# I cannot not do it



## cyaxares_died

Is there any way to say in Turkish "I cannot _not _do it", or would it have to be circumvented by something like "Birakamam"?


----------



## addicted to french!

bunu yapmamazlık yapamam is how you say i cannot not do it


----------



## bLueBottLE

Dear 'Addicted to French', no offense, but your proposal sounds a bit ear splitting, though. I would rather say:

''Bunu yapmasam olmaz.''

It's kind of saying 'It wouldn't be OK if I did not do it.' , which is the correct way to say in the Turkish language.


----------



## addicted to french!

I think the both are right,but i'd rather say what you said aswell.


----------



## AlpArslan

"Yapmazsam olmaz"


----------



## tristero

Turkish does have another way of expressing "not to be able not to do something", which is by the use of the verb form "edememek", as in this example from the Redhouse dictionary:  "Tenis oynamadan edemez" = ""He can't live without playing tennis", or, more literally, "He can't not play tennis".  This form is often used by newspaper columnists in the form of "... belirtmeden edemiyorum", meaning "I can't help but point out that..." or "I can't resist noting that..."

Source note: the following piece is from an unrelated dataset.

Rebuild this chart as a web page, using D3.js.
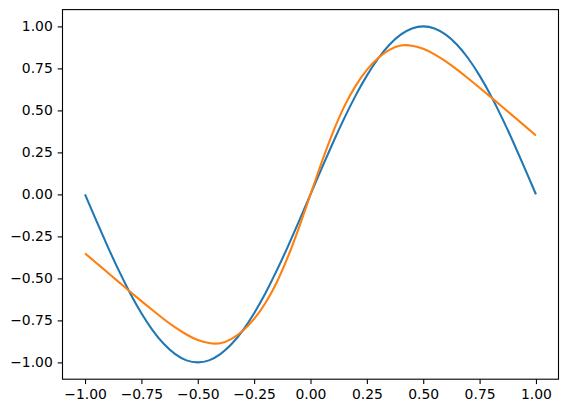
<!DOCTYPE html>
<html>
<head>
<meta charset="utf-8">
<script src="https://cdn.jsdelivr.net/npm/d3@7"></script>
<style>
  html, body { margin: 0; padding: 0; background: #fff; }
  svg { display: block; }
  .tick text { font-family: "DejaVu Sans", sans-serif; font-size: 13.9px; fill: #000; }
</style>
</head>
<body>
<div id="chart"></div>
<script>
// both curves read every 0.05 along x
const xs = [-1.0, -0.95, -0.9, -0.85, -0.8, -0.75, -0.7, -0.65, -0.6, -0.55, -0.5,
  -0.45, -0.4, -0.35, -0.3, -0.25, -0.2, -0.15, -0.1, -0.05, 0,
  0.05, 0.1, 0.15, 0.2, 0.25, 0.3, 0.35, 0.4, 0.45, 0.5,
  0.55, 0.6, 0.65, 0.7, 0.75, 0.8, 0.85, 0.9, 0.95, 1.0];

const yBlue = [0.000, -0.156, -0.309, -0.454, -0.588, -0.707, -0.809, -0.891, -0.951, -0.988, -1.000,
  -0.988, -0.951, -0.891, -0.809, -0.707, -0.588, -0.454, -0.309, -0.156, 0.000,
  0.156, 0.309, 0.454, 0.588, 0.707, 0.809, 0.891, 0.951, 0.988, 1.000,
  0.988, 0.951, 0.891, 0.809, 0.707, 0.588, 0.454, 0.309, 0.156, 0.000];

const yOrange = [-0.351, -0.408, -0.465, -0.522, -0.579, -0.635, -0.690, -0.743, -0.792, -0.834, -0.867,
  -0.885, -0.886, -0.860, -0.812, -0.741, -0.646, -0.524, -0.371, -0.193, 0.000,
  0.193, 0.371, 0.524, 0.646, 0.741, 0.812, 0.860, 0.886, 0.885, 0.867,
  0.834, 0.792, 0.743, 0.690, 0.635, 0.579, 0.522, 0.465, 0.408, 0.351];

const xTicks = [-1.0, -0.75, -0.5, -0.25, 0, 0.25, 0.5, 0.75, 1.0];
const yTicks = [-1.0, -0.75, -0.5, -0.25, 0, 0.25, 0.5, 0.75, 1.0];

const width = 568, height = 413;
const box = { left: 62.5, right: 558.5, top: 9.6, bottom: 379.2 };

const svg = d3.select('#chart').append('svg')
  .attr('width', width)
  .attr('height', height);

const x = d3.scaleLinear().domain([-1.1, 1.1]).range([box.left, box.right]);
const y = d3.scaleLinear().domain([-1.1, 1.1]).range([box.bottom, box.top]);

const fmt = v => d3.format('.2f')(v).replace('-', '\u2212');

const xAxis = svg.append('g')
  .attr('transform', `translate(0,${box.bottom})`)
  .call(d3.axisBottom(x).tickValues(xTicks).tickFormat(fmt).tickSize(4.86).tickPadding(4.86));
const yAxis = svg.append('g')
  .attr('transform', `translate(${box.left},0)`)
  .call(d3.axisLeft(y).tickValues(yTicks).tickFormat(fmt).tickSize(4.86).tickPadding(4.86));

[xAxis, yAxis].forEach(g => {
  g.select('.domain').remove();
  g.selectAll('.tick line').attr('stroke', '#000').attr('stroke-width', 1.1);
});

const line = d3.line()
  .x(d => x(d[0]))
  .y(d => y(d[1]))
  .curve(d3.curveNatural);

svg.append('path')
  .datum(xs.map((v, i) => [v, yBlue[i]]))
  .attr('d', line)
  .attr('fill', 'none')
  .attr('stroke', '#1f77b4')
  .attr('stroke-width', 2.08);

svg.append('path')
  .datum(xs.map((v, i) => [v, yOrange[i]]))
  .attr('d', line)
  .attr('fill', 'none')
  .attr('stroke', '#ff7f0e')
  .attr('stroke-width', 2.08);

svg.append('rect')
  .attr('x', box.left)
  .attr('y', box.top)
  .attr('width', box.right - box.left)
  .attr('height', box.bottom - box.top)
  .attr('fill', 'none')
  .attr('stroke', '#000')
  .attr('stroke-width', 1.1);
</script>
</body>
</html>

Azerbaijani, by the way, with its different manner of forming the negative possibilitative, can actually have two negative forms within the same verb form, as in the following:  "Cavabınızdan heyflənməyebilmirəm" = "I cannot but be saddened by your reply", or "I cannot not be saddened by your reply".


----------



## savater2007

if you are not searching for a mot a mot translation I would translate it as:
bunu muhakkak yapmam lazım
or 
bunu yapmazsam olmaz

best wishes


----------